SHORT PROBLEM: Write each line of the material exactly as given, from the top through the line that contains "from matplotlib.colors import", and omit all pictures.
━━━━━ INFORMATION PROVIDED
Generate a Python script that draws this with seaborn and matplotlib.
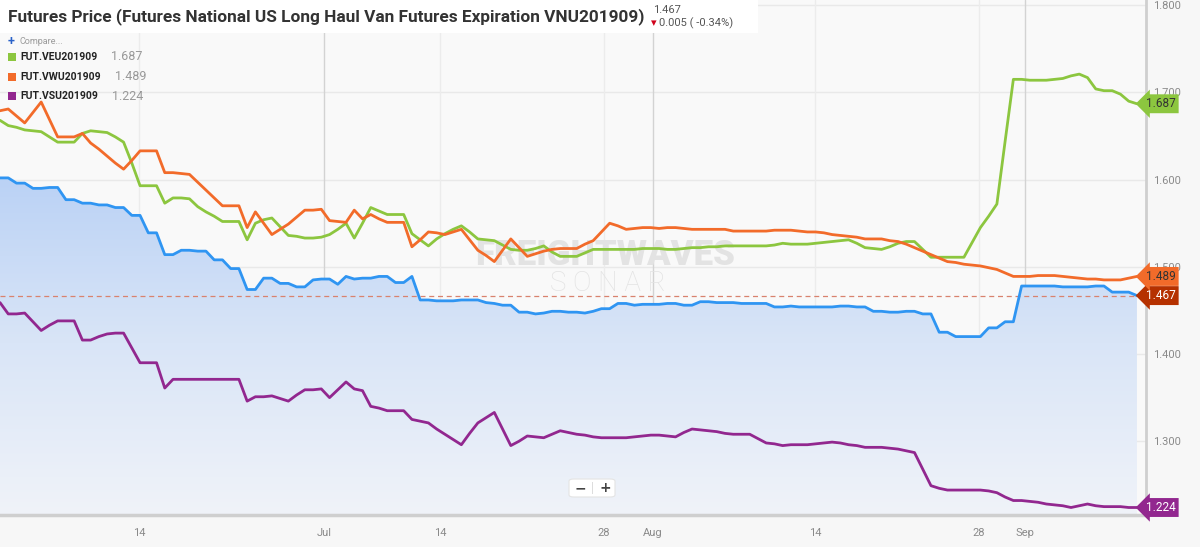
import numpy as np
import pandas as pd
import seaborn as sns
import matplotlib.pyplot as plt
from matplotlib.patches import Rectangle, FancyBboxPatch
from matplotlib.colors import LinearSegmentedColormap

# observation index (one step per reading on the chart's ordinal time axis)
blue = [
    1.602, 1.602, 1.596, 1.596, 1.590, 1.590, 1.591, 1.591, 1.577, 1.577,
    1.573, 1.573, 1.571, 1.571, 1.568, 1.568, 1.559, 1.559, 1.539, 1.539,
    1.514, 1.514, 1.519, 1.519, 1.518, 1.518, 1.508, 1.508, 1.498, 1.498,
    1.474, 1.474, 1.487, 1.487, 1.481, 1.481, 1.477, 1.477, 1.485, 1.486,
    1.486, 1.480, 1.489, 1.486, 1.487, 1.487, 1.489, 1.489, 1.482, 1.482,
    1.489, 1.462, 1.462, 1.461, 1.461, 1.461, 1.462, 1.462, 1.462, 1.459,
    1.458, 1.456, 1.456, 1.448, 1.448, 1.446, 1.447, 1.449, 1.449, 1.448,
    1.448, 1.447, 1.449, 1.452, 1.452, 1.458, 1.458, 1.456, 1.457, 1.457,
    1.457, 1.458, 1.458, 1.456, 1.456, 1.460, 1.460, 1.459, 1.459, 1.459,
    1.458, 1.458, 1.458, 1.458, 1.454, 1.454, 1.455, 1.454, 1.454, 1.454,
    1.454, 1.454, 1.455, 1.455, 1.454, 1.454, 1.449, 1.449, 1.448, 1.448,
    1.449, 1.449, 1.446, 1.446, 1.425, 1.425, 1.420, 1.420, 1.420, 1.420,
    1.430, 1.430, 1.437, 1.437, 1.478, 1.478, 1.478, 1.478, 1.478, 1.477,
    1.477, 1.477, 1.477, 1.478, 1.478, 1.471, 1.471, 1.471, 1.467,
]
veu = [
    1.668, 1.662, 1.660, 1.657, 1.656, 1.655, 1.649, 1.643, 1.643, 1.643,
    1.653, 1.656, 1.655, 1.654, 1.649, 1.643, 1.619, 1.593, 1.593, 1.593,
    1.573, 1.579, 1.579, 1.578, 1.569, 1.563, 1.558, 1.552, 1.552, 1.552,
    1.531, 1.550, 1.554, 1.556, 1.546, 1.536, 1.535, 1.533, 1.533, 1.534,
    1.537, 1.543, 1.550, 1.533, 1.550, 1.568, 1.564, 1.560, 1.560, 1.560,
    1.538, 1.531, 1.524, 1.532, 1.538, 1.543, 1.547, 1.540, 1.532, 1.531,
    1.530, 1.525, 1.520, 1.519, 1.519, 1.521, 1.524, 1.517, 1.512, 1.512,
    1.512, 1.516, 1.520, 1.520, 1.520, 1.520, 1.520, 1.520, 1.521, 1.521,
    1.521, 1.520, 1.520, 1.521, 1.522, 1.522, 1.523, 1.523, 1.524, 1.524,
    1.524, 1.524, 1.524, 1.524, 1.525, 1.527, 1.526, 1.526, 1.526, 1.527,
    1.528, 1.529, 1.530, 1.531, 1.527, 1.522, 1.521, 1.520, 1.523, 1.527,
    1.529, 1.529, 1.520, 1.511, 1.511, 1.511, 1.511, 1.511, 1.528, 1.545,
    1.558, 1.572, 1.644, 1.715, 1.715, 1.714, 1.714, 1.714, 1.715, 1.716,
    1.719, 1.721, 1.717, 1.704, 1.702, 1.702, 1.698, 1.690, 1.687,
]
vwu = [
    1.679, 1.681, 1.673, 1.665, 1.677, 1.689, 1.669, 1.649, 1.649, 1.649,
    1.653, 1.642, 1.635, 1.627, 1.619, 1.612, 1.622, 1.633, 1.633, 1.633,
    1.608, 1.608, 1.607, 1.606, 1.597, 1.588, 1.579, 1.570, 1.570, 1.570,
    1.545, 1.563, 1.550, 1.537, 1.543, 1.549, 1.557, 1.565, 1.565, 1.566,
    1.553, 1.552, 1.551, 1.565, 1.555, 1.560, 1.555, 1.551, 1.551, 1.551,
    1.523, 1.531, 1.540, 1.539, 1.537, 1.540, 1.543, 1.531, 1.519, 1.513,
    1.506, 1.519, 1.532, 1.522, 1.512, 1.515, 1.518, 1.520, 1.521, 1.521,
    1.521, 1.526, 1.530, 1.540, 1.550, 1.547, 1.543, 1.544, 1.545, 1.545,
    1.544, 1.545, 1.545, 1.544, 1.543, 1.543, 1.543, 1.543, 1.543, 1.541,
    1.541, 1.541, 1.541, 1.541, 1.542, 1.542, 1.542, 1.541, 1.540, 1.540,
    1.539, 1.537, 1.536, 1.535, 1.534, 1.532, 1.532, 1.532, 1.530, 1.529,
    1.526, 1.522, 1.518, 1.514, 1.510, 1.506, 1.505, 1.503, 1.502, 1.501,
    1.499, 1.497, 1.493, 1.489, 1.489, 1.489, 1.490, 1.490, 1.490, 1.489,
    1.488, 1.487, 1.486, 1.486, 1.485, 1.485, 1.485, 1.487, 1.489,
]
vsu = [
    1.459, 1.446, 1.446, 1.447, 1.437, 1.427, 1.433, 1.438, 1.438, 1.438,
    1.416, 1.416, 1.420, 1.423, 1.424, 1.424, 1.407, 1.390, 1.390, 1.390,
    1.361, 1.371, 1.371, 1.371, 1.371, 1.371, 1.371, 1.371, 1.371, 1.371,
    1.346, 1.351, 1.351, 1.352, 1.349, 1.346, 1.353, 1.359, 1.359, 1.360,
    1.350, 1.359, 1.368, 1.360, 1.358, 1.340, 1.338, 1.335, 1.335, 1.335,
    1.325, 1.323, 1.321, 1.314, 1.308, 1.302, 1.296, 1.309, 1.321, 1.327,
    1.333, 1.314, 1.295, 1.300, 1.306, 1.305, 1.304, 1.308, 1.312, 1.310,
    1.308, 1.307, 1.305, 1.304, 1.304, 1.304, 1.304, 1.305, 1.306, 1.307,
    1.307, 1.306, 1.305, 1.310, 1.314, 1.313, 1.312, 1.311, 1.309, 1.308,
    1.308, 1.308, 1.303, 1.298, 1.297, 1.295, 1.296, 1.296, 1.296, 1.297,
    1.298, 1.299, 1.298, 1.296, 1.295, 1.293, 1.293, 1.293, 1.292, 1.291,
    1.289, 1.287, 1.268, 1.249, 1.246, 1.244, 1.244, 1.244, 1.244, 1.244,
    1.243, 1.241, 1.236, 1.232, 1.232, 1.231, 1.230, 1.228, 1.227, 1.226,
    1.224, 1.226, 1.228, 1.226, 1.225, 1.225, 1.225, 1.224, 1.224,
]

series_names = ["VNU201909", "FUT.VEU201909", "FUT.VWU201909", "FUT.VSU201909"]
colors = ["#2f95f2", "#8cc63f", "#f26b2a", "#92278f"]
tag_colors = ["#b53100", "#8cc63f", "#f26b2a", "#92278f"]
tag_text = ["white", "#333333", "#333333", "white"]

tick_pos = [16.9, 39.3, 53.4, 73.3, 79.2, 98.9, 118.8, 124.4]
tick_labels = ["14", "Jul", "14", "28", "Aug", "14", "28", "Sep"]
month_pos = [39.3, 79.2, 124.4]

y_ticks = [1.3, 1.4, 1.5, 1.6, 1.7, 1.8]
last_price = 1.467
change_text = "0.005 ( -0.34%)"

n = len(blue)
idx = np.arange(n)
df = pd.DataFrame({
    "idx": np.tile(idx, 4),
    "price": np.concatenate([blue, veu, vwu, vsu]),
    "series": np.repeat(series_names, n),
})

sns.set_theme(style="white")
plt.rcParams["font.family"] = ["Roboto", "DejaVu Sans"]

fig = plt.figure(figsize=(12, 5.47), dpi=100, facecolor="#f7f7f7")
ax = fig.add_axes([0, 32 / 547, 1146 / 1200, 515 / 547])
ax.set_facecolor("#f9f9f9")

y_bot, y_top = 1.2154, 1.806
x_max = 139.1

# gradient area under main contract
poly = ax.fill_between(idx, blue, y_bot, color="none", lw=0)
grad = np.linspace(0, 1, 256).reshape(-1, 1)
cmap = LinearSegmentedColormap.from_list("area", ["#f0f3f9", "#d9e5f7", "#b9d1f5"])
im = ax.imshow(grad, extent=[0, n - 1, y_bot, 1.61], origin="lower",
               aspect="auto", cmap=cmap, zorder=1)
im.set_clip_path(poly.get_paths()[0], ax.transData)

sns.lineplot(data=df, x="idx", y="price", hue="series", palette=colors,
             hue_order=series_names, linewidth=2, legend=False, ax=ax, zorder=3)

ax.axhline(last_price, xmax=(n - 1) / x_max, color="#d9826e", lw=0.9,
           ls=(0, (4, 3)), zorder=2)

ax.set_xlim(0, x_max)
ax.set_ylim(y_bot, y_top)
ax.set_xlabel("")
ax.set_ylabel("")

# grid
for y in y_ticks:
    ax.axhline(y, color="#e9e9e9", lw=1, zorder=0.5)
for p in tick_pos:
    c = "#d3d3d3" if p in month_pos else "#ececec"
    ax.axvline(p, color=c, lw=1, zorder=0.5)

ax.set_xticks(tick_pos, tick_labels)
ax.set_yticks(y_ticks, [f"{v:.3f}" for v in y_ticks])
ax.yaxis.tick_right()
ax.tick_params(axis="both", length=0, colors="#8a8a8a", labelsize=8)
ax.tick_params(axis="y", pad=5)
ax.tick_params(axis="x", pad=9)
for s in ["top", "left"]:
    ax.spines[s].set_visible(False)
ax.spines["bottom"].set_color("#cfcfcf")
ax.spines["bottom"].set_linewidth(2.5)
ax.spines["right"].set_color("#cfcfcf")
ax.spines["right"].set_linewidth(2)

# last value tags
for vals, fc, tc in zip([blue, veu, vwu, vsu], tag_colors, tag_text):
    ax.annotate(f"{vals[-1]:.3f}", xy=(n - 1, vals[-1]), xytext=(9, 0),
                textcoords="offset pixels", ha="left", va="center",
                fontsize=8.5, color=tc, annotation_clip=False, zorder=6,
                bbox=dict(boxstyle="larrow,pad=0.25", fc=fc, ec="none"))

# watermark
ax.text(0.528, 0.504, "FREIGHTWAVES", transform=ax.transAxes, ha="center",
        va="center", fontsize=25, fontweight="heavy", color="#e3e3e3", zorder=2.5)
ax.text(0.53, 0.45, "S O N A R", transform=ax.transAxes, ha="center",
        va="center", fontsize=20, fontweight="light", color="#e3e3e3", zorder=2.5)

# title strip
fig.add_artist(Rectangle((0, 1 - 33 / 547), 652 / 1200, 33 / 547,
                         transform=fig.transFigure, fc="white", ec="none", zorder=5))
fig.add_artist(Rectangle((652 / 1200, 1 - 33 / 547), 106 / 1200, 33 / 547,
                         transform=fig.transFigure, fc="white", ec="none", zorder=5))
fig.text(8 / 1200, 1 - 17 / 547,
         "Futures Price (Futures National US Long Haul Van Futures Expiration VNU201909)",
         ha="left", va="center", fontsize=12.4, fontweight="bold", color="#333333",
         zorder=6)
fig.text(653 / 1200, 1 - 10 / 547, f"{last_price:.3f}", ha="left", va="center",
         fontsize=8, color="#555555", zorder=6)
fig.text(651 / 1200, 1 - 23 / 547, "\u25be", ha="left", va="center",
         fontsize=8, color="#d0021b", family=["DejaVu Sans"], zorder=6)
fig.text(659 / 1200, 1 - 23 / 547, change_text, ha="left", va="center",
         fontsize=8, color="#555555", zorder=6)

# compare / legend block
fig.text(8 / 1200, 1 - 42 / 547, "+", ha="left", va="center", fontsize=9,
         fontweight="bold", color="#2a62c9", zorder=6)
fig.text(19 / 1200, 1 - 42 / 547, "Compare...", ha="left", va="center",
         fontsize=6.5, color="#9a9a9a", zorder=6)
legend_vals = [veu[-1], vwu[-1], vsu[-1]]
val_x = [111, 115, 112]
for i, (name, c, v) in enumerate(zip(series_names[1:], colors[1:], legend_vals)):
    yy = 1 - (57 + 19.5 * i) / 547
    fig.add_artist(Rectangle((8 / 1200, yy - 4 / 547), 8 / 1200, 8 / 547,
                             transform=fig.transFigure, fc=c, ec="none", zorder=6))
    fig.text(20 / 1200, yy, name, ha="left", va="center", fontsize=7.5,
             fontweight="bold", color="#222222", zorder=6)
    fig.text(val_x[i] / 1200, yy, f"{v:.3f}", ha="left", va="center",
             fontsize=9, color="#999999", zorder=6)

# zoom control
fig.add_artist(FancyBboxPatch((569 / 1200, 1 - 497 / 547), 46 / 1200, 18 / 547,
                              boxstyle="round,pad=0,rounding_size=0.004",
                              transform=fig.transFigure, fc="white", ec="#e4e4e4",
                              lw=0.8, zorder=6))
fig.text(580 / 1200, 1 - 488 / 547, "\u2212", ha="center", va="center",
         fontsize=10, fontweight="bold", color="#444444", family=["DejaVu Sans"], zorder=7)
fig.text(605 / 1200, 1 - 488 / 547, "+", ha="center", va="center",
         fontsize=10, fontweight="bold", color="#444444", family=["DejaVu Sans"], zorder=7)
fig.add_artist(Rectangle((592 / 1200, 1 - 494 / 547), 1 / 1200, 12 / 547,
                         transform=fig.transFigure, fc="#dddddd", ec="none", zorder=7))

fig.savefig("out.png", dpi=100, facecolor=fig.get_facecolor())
━━━━━━━━━━
FULL RESPONSE:
Generate a Python script that draws this with seaborn and matplotlib.
import numpy as np
import pandas as pd
import seaborn as sns
import matplotlib.pyplot as plt
from matplotlib.patches import Rectangle, FancyBboxPatch
from matplotlib.colors import LinearSegmentedColormap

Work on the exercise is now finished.